Training with Discipline
Alongside the idea of feeding and nourishing, Paul places two more key words. The first is “discipline,” and the best picture of what it means can be found in the book of Hebrews:
For they disciplined us for a short time as it seemed best to them, but he disciplines us for our good, that we may share his holiness. For the moment all discipline seems painful rather than pleasant, but later it yields the peaceful fruit of righteousness to those who have been trained by it.4
Children often miss the double meaning here: discipline can be just as unpleasant for the one who disciplines as it is for the one who is being disciplined. Yet, Paul says, the responsibility cannot be evaded. Training, if it is to have integrity and be effective, always involves rules, regulations, rewards, and punishments.5
Still, discipline has its limits. Sometimes parents simply must punish wrongdoing. Sometimes, though, we should never punish, such as when we are annoyed, our pride is hurt, or we have lost our temper. When we make this common but damaging mistake, it is important that we find our children before bedtime, draw them close to us, apologize, and ask for their forgiveness.

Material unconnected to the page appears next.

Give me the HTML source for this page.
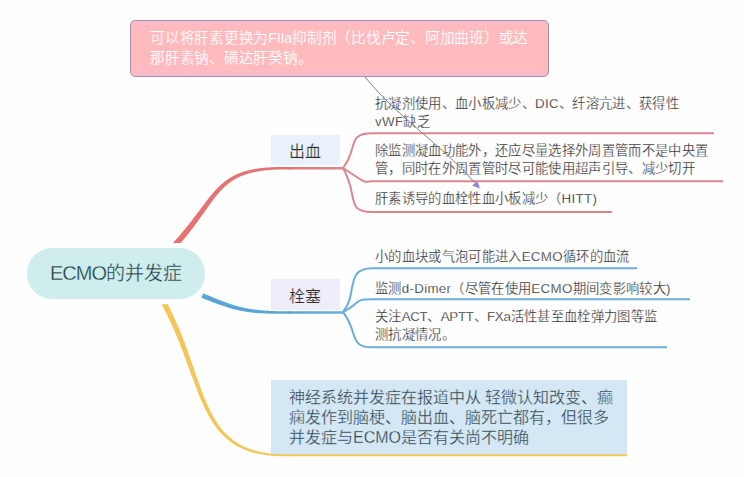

As fathers, we should always have the humility to apologize to our children when we have wronged them.
If “discipline” is what we do with the child, then “instruction” has to do with what we say. “Instruction” means laying down principles that a child’s mind can understand, framing their tiny lives with boundaries and standards.
Sunday school instruction is wonderful. Instruction at godly Christian schools is beneficial, too. Ultimately, though, the responsibility of guidance rests with the father. If his instruction is godly and complete, the result will be a well-rounded child able to weather life’s storms.
Some may say that a father’s godly training and instruction mean that he is “invading his child’s mind.” This is patent hogwash, just as it has always been. Children need to have their minds invaded. (So do adults for that matter!) Children need not indoctrination but stimulation. Because they are naturally fascinated by the issues that fascinate us, we need to instill our own excitement for the things of God in them.
Now, it must be stated that children need enough “wiggle room” to wrestle with issues themselves. The dinner table should be a place where questions can be asked and doubts expressed. Children must have the opportunity to make their beliefs their own as they work out their faith with fear and trembling—all under the watchful eye of a loving father.
Fatherhood and Christ’s Lordship
The last three words of Paul should not be passed over easily: “of the Lord.” Taken together, these three words are the last word. When all is said and done, all our discipline and instruction must be done in the Lord—and if we are to prevail in this grand challenge of parenting, we must be in the Lord ourselves.
We will teach our children many things, from baseball to baking and from fishing to fashion. Our lessons will range from the sublime to the ridiculous. Underlying it all, though, is the lordship of Christ. Fathers are teachers, but God is the principal. When we exercise discipline, it should be God’s discipline—and when we smile with pride at our children, we know that God smiles with us.